Lifting the payroll cap cancels out the Bush tax cuts. The outcome will "retard the economy and produce less tax revenue than expected," he says. After all, the more something is taxed, the less of it is produced. Should liberals be successful in rescinding those tax cuts, it would be an unparalleled, growth-killing double tax increase. The liberals' Social Security "reform" of choice is nothing more than populist pap that, sold as a "fix," actually sets up the economy for years of negative "returns."


In real numbers, as the Cato Institute and Carriage Oaks Investments calculated it (and as reported by The Wall Street Journal), low-wage workers could double their annual income in a long-term private account (based on investing 10.6 percent of one's paycheck over 45 years). A Social Security benefit of $8,500 a year would be $17,000 annually from a private account. An average wage earner could more than double his annual retirement income in a private account ($15,200 vs. $39,000). A high-wager worker would more than quadruple his annual retirement income in a private account ($22,600 vs. $94,000). Simply put, liberals are lying about Social Security reform. It's a shameless act of self-preservation aimed at perpetuating the Dependent Society. It is a moral bankruptcy that liberals are trusting the general public's ignorance will shield. And thus far, sadly and tragically, the liars are winning.


Then there's the liberals' much ballyhooed plan to allow Medicare to negotiate "lower" prices for the far too large prescription drug entitlement that they want to be even larger. The liberal spiel is that those big, bad, dastardly pharmaceuticals will be forced to stop "gouging" the public and lower their prices if forced to negotiate lower prices for the government's big-block purchasing.

Sorry, but it simply isn't so. In fact, exactly the opposite would happen. And it's a textbook lesson in the "seen" vs. the "unseen," straight from the teachings of Frederic Bastiat. Proffered the 19th-century French economist: "In the economic sphere an act, a habit, an institution, a law produces not only one effect but a series of effects. Of these effects, the first alone is immediate; it appears simultaneously with its cause; it is seen. The other effects emerge only subsequently; they are not seen; we are fortunate if we foresee them."


And our purses are less tapped if government relies on economic laws instead of political expediency. But that seldom happens. And it's certainly not happening with liberals in the prescription drug "negotiation" debate. As David Hogberg, a Ph.D. scholar with the National Center for Public Policy Research, notes, "Drug companies will have all the incentive to push their prices higher in the private sector, since higher prices in the private sector mean a higher 'average' price and, hence, bigger reimbursements from Medicare." There's ample evidence this is true. Average prescription drug prices are 7 percent to 10 percent above what they otherwise would be, says Dr.
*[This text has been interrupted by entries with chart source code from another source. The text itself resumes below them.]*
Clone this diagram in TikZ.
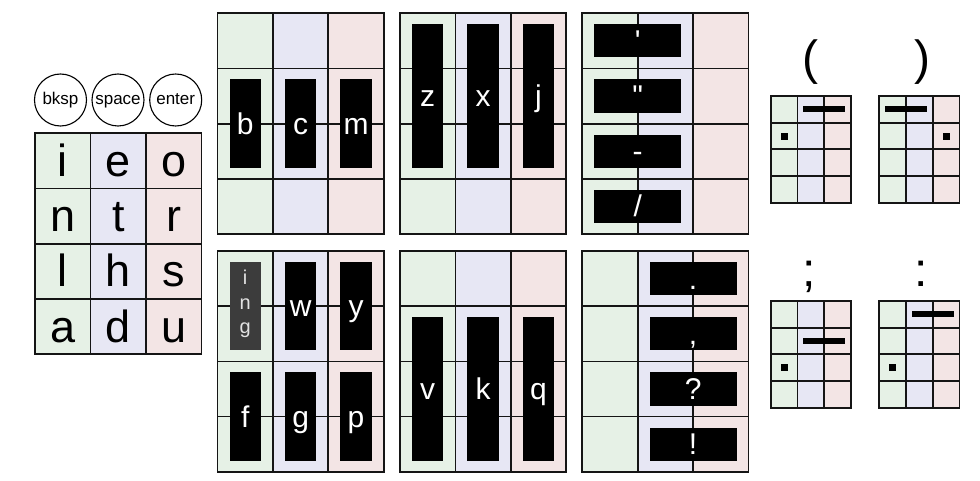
\documentclass[tikz,border=0pt]{standalone}
\usepackage{fontspec}
\setmainfont{Liberation Sans}[Ligatures=TeXOff]
\usetikzlibrary{calc}
\definecolor{cgreen}{HTML}{E6F1E6}
\definecolor{cblue}{HTML}{E7E7F4}
\definecolor{cpink}{HTML}{F3E5E5}
\definecolor{gline}{HTML}{151515}
\definecolor{inggray}{HTML}{3C3C3C}
\definecolor{ingtext}{HTML}{E2E2E2}
\tikzset{
  gridline/.style={draw=gline, line width=1.7pt},
  bigletter/.style={anchor=base, inner sep=0pt, font=\fontsize{45}{54}\selectfont},
  bartext/.style={anchor=base, inner sep=0pt, text=white, font=\fontsize{30}{36}\selectfont},
  ingletter/.style={anchor=base, inner sep=0pt, text=ingtext, font=\fontsize{20}{24}\selectfont},
  punct/.style={anchor=base, inner sep=0pt, font=\fontsize{48}{56}\selectfont},
  keycircle/.style={circle, draw=black, line width=1.1pt, minimum size=52pt, inner sep=0pt, text height=12.5pt, text depth=3.5pt, font=\fontsize{17}{20}\selectfont},
  bigpanel/.style={x=55.4pt, y=-55.2pt},
  smallpanel/.style={x=26.77pt, y=-26.67pt}
}
% colored 3x4 grid in unit coordinates
\newcommand\kgrid{%
  \fill[cgreen] (0,0) rectangle (1,4);
  \fill[cblue] (1,0) rectangle (2,4);
  \fill[cpink] (2,0) rectangle (3,4);
  \foreach \i in {1,2} \draw[gridline] (\i,0) -- (\i,4);
  \foreach \j in {1,2,3} \draw[gridline] (0,\j) -- (3,\j);
  \draw[gridline] (0,0) rectangle (3,4);
}
% black bar with label: name, c1, r1, c2, r2, text
\newcommand\kbar[6]{%
  \fill[black] ($(#2,#3)+(12pt,-11pt)$) rectangle ($(#4,#5)+(-12pt,11pt)$);
  \node[bartext] (#1) at ($(#2,#3)!0.5!(#4,#5)+(0,-10.5pt)$) {#6};
}
% small horizontal bar: c1, c2, row
\newcommand\sbar[3]{%
  \fill[black] ($(#1,#3+0.5)+(6pt,3pt)$) rectangle ($(#2,#3+0.5)+(-6pt,-3pt)$);
}
% small square: col, row
\newcommand\sdot[2]{%
  \fill[black] ($(#1+0.5,#2+0.5)+(-3.5pt,-3.5pt)$) rectangle ($(#1+0.5,#2+0.5)+(3.5pt,3.5pt)$);
}
\begin{document}
\begin{tikzpicture}[x=1pt, y=-1pt]
\useasboundingbox (0,0) rectangle (980,481);

% key circles
\node[keycircle] (bksp) at (60.5,100) {bksp};
\node[keycircle] (space) at (118,100) {space};
\node[keycircle] (enter) at (175.7,100) {enter};

% main letter grid
\begin{scope}[shift={(35pt,-133.3pt)}, x=55.5pt, y=-55.25pt]
  \kgrid
  \foreach \t/\c/\r [count=\k] in {i/0/0, e/1/0, o/2/0, n/0/1, t/1/1, r/2/1, l/0/2, h/1/2, s/2/2, a/0/3, d/1/3, u/2/3}
    \node[bigletter] (main\k) at ($(\c+0.5,\r+0.5)+(0,-15.5pt)$) {\t};
\end{scope}

% panel b c m
\begin{scope}[shift={(217.5pt,-13.3pt)}, bigpanel]
  \kgrid
  \kbar{pb}{0}{1}{1}{3}{b}
  \kbar{pc}{1}{1}{2}{3}{c}
  \kbar{pm}{2}{1}{3}{3}{m}
\end{scope}

% panel z x j
\begin{scope}[shift={(400pt,-13.3pt)}, bigpanel]
  \kgrid
  \kbar{pz}{0}{0}{1}{3}{z}
  \kbar{px}{1}{0}{2}{3}{x}
  \kbar{pj}{2}{0}{3}{3}{j}
\end{scope}

% panel ' " - /
\begin{scope}[shift={(582.3pt,-13.3pt)}, bigpanel]
  \kgrid
  \kbar{papos}{0}{0}{2}{1}{'}
  \kbar{pquot}{0}{1}{2}{2}{"}
  \kbar{pdash}{0}{2}{2}{3}{-}
  \kbar{pslash}{0}{3}{2}{4}{/}
\end{scope}

% panel ing w y / f g p
\begin{scope}[shift={(217.5pt,-251pt)}, bigpanel]
  \kgrid
  \fill[inggray] ($(0,0)+(12pt,-11pt)$) rectangle ($(1,2)+(-12pt,11pt)$);
  \node[ingletter] (ingi) at ($(0.5,1)+(0,22pt)$) {i};
  \node[ingletter] (ingn) at ($(0.5,1)+(0,-3pt)$) {n};
  \node[ingletter] (ingg) at ($(0.5,1)+(0,-27.5pt)$) {g};
  \kbar{pw}{1}{0}{2}{2}{w}
  \kbar{py}{2}{0}{3}{2}{y}
  \kbar{pf}{0}{2}{1}{4}{f}
  \kbar{pg}{1}{2}{2}{4}{g}
  \kbar{pp}{2}{2}{3}{4}{p}
\end{scope}

% panel v k q
\begin{scope}[shift={(400pt,-251pt)}, bigpanel]
  \kgrid
  \kbar{pv}{0}{1}{1}{4}{v}
  \kbar{pk}{1}{1}{2}{4}{k}
  \kbar{pq}{2}{1}{3}{4}{q}
\end{scope}

% panel . , ? !
\begin{scope}[shift={(582.3pt,-251pt)}, bigpanel]
  \kgrid
  \kbar{pdot}{1}{0}{3}{1}{.}
  \kbar{pcomma}{1}{1}{3}{2}{,}
  \kbar{pquest}{1}{2}{3}{3}{?}
  \kbar{pexcl}{1}{3}{3}{4}{!}
\end{scope}

% small grids and their symbols
\node[punct] (lparen) at (810,75) {(};
\node[punct] (rparen) at (922,75) {)};
\node[punct] (semi) at (809.5,286) {;};
\node[punct] (colon) at (921,286) {:};

\begin{scope}[shift={(770.7pt,-96pt)}, smallpanel]
  \kgrid
  \sbar{1}{3}{0}
  \sdot{0}{1}
\end{scope}
\begin{scope}[shift={(879.3pt,-96pt)}, smallpanel]
  \kgrid
  \sbar{0}{2}{0}
  \sdot{2}{1}
\end{scope}
\begin{scope}[shift={(770.7pt,-301pt)}, smallpanel]
  \kgrid
  \sbar{1}{3}{1}
  \sdot{0}{2}
\end{scope}
\begin{scope}[shift={(879.3pt,-301pt)}, smallpanel]
  \kgrid
  \sbar{1}{3}{0}
  \sdot{0}{2}
\end{scope}
\end{tikzpicture}
\end{document}
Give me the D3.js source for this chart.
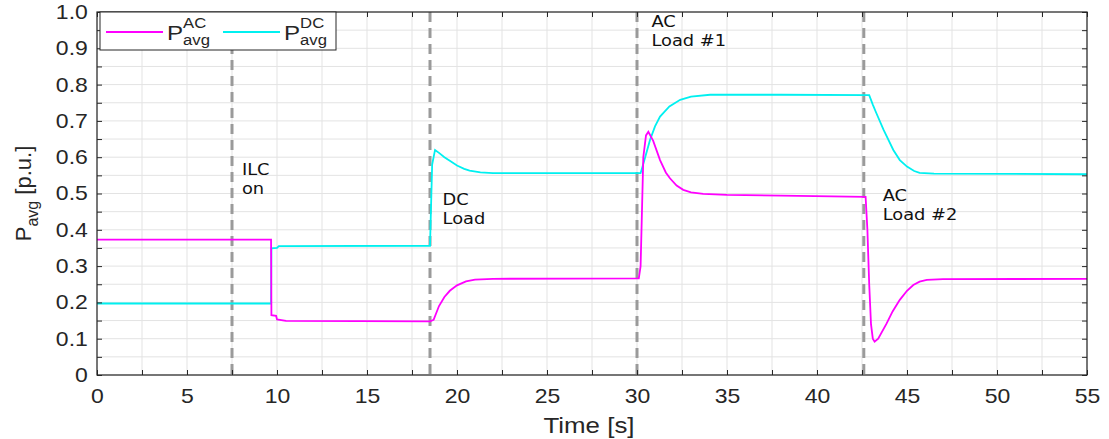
<!DOCTYPE html>
<html><head><meta charset="utf-8">
<script src="https://cdn.jsdelivr.net/npm/d3@7"></script>
<style>body{margin:0;background:#fff}svg{display:block}</style>
</head><body><svg id="c" width="1109" height="439"></svg>
<script>
// ---- data ----
const acTime  = [0,9.67,9.69,9.95,10.0,10.5,18.5,18.7,19.0,19.3,19.6,20.0,20.5,21.0,22,30.1,30.2,30.35,30.5,30.63,30.9,31.28,31.6,31.83,32.2,32.57,33.0,33.68,35,38,42.7,42.8,42.9,43.0,43.1,43.2,43.4,43.87,44.2,44.6,45.0,45.35,45.7,46.1,47,55];
const acPower = [0.373,0.373,0.165,0.163,0.153,0.149,0.148,0.152,0.19,0.215,0.232,0.247,0.258,0.263,0.265,0.266,0.30,0.60,0.66,0.670,0.645,0.592,0.558,0.542,0.522,0.51,0.503,0.499,0.496,0.494,0.491,0.40,0.25,0.14,0.100,0.092,0.100,0.142,0.175,0.207,0.232,0.248,0.257,0.262,0.264,0.265];
const dcTime  = [0,9.67,9.69,10.0,10.1,18.5,18.55,18.62,18.78,19.0,19.3,19.6,20.0,20.4,20.7,21.3,22,30.2,30.4,30.72,31.0,31.28,31.8,32.4,33.0,34.06,38,42.9,43.1,43.3,43.7,44.24,44.6,45.0,45.4,45.7,46.5,55];
const dcPower = [0.197,0.197,0.349,0.350,0.355,0.356,0.45,0.58,0.620,0.612,0.600,0.590,0.577,0.568,0.563,0.558,0.556,0.556,0.590,0.647,0.685,0.712,0.740,0.758,0.767,0.772,0.772,0.771,0.745,0.721,0.675,0.62,0.592,0.574,0.562,0.557,0.555,0.553];
const eventTimes  = [7.5, 18.5, 30.0, 42.6];
const eventLine1  = ["ILC", "DC", "AC", "AC"];
const eventLine2  = ["on", "Load", "Load #1", "Load #2"];
const eventLabelT = [8.05, 19.2, 30.8, 43.65];
const eventLabelV = [0.565, 0.482, 0.972, 0.493];
const xTicks = [0,5,10,15,20,25,30,35,40,45,50,55];
const yTicks = [0,0.1,0.2,0.3,0.4,0.5,0.6,0.7,0.8,0.9,1.0];
const yTickLabels = ["0","0.1","0.2","0.3","0.4","0.5","0.6","0.7","0.8","0.9","1.0"];

// ---- layout ----
const svg = d3.select("#c");
const L = 97, R = 1087, T = 12, B = 375;
const SX = 1.15; // horizontal text stretch seen in the reference
const x = d3.scaleLinear().domain([0,55]).range([L,R]);
const y = d3.scaleLinear().domain([0,1]).range([B,T]);
const AC = "#ff00ff", DC = "#00f0f0";
const FONT = "Liberation Sans, Arial";

// grid
const gx = d3.range(0,55.01,2.5), gy = d3.range(0,1.001,0.05);
svg.append("g").selectAll("line").data(gx).join("line")
  .attr("x1",d=>x(d)).attr("x2",d=>x(d)).attr("y1",T).attr("y2",B)
  .attr("stroke","#e3e3e3").attr("stroke-width",1);
svg.append("g").selectAll("line").data(gy).join("line")
  .attr("y1",d=>y(d)).attr("y2",d=>y(d)).attr("x1",L).attr("x2",R)
  .attr("stroke","#e3e3e3").attr("stroke-width",1);

// event lines
svg.append("g").selectAll("line").data(eventTimes).join("line")
  .attr("x1",d=>x(d)).attr("x2",d=>x(d)).attr("y1",T).attr("y2",B)
  .attr("stroke","#9a9a9a").attr("stroke-width",3).attr("stroke-dasharray","10,6");

// series
const line = d3.line().x(d=>x(d[0])).y(d=>y(d[1]));
svg.append("path").datum(dcTime.map((t,i)=>[t,dcPower[i]]))
  .attr("d",line).attr("fill","none").attr("stroke",DC).attr("stroke-width",1.8);
svg.append("path").datum(acTime.map((t,i)=>[t,acPower[i]]))
  .attr("d",line).attr("fill","none").attr("stroke",AC).attr("stroke-width",1.8);

// event labels
eventTimes.forEach((e,i)=>{
  const g = svg.append("g").attr("transform",`translate(${x(eventLabelT[i])},${y(eventLabelV[i])+5}) scale(${SX},1)`);
  const t = g.append("text").attr("font-family","DejaVu Sans").attr("font-size",15.5).attr("fill","#111");
  t.append("tspan").attr("x",0).text(eventLine1[i]);
  t.append("tspan").attr("x",0).attr("dy",19).text(eventLine2[i]);
});

// axes
const minorX = d3.range(0,55.01,2.5), minorY = d3.range(0,1.001,0.05);
function ticksOnly(gen, tr){
  svg.append("g").attr("transform",tr)
    .call(gen.tickSizeInner(-5).tickSizeOuter(0).tickFormat(""))
    .call(g=>g.select(".domain").remove()).selectAll("line").attr("stroke","#262626");
}
ticksOnly(d3.axisBottom(x).tickValues(minorX), `translate(0,${B})`);
ticksOnly(d3.axisTop(x).tickValues(minorX), `translate(0,${T})`);
ticksOnly(d3.axisLeft(y).tickValues(minorY), `translate(${L},0)`);
ticksOnly(d3.axisRight(y).tickValues(minorY), `translate(${R},0)`);

svg.append("g").attr("transform",`translate(0,${B})`)
  .call(d3.axisBottom(x).tickValues(xTicks).tickSize(0).tickPadding(14).tickFormat(d3.format("d")))
  .attr("font-family",FONT).attr("font-size",20)
  .call(g=>g.select(".domain").remove())
  .selectAll("text").attr("fill","#262626").attr("transform",`scale(${SX},1)`);
svg.append("g").attr("transform",`translate(${L},0)`)
  .call(d3.axisLeft(y).tickValues(yTicks).tickSize(0).tickPadding(8).tickFormat((d,i)=>yTickLabels[i]))
  .attr("font-family",FONT).attr("font-size",20)
  .call(g=>g.select(".domain").remove())
  .selectAll("text").attr("fill","#262626").attr("transform",`scale(${SX},1)`);

svg.append("rect").attr("x",L).attr("y",T).attr("width",R-L).attr("height",B-T)
  .attr("fill","none").attr("stroke","#262626").attr("stroke-width",1.2);

// axis titles
svg.append("g").attr("transform",`translate(${(L+R)/2-3},433) scale(${SX},1)`)
  .append("text").attr("text-anchor","middle")
  .attr("font-family",FONT).attr("font-size",22.5).attr("fill","#262626").text("Time [s]");
const yl = svg.append("text").attr("transform",`translate(31,${(T+B)/2}) rotate(-90)`).attr("text-anchor","middle")
  .attr("font-family",FONT).attr("font-size",22).attr("fill","#262626");
yl.append("tspan").text("P");
yl.append("tspan").attr("font-size",16).attr("dy",7).text("avg");
yl.append("tspan").attr("dy",-7).text(" [p.u.]");

// legend
const lg = svg.append("g");
lg.append("rect").attr("x",100).attr("y",12).attr("width",236).attr("height",38)
  .attr("fill","#fff").attr("stroke","#262626").attr("stroke-width",1);
const items = [{c:AC,sup:"AC",x0:106},{c:DC,sup:"DC",x0:223}];
items.forEach(it=>{
  lg.append("line").attr("x1",it.x0).attr("x2",it.x0+57).attr("y1",32).attr("y2",32)
    .attr("stroke",it.c).attr("stroke-width",1.8);
  const g = lg.append("g").attr("transform",`translate(${it.x0+61},40) scale(${SX},1)`);
  const t = g.append("text").attr("font-family",FONT).attr("font-size",21).attr("fill","#262626");
  t.append("tspan").attr("x",0).text("P");
  t.append("tspan").attr("font-size",14.5).attr("dy",-12).text(it.sup);
  t.append("tspan").attr("font-size",14.5).attr("x",14).attr("dy",17).text("avg");
});
</script></body></html>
Hogberg, citing research by the government's own National Bureau of Economic Research.


The bottom line -- the "unseen" -- is that "insurance companies will have to charge higher premiums to cover the costs of those drugs," Hogberg says. "Higher health insurance costs mean that it will be harder for employers and individuals to afford health insurance, and a higher number of uninsured will be the result." And liberals say it's conservatives who are in bed with Big Drug, eh?


As was noted in "The Prince" by Niccolo Machiavelli: "Men are so simple and yield so readily to the wants of the moment that he who will trick will always find another who will suffer himself to be tricked." Liberals at the forefront of the Social Security "reform" movement and those pushing for negotiated "lower" Medicare prescription drug prices are lying to justify their existence. It is a trickery that is a treachery that must not be allowed to prevail.

Perhaps calling liberals "lieberals" is a good place to start the fight.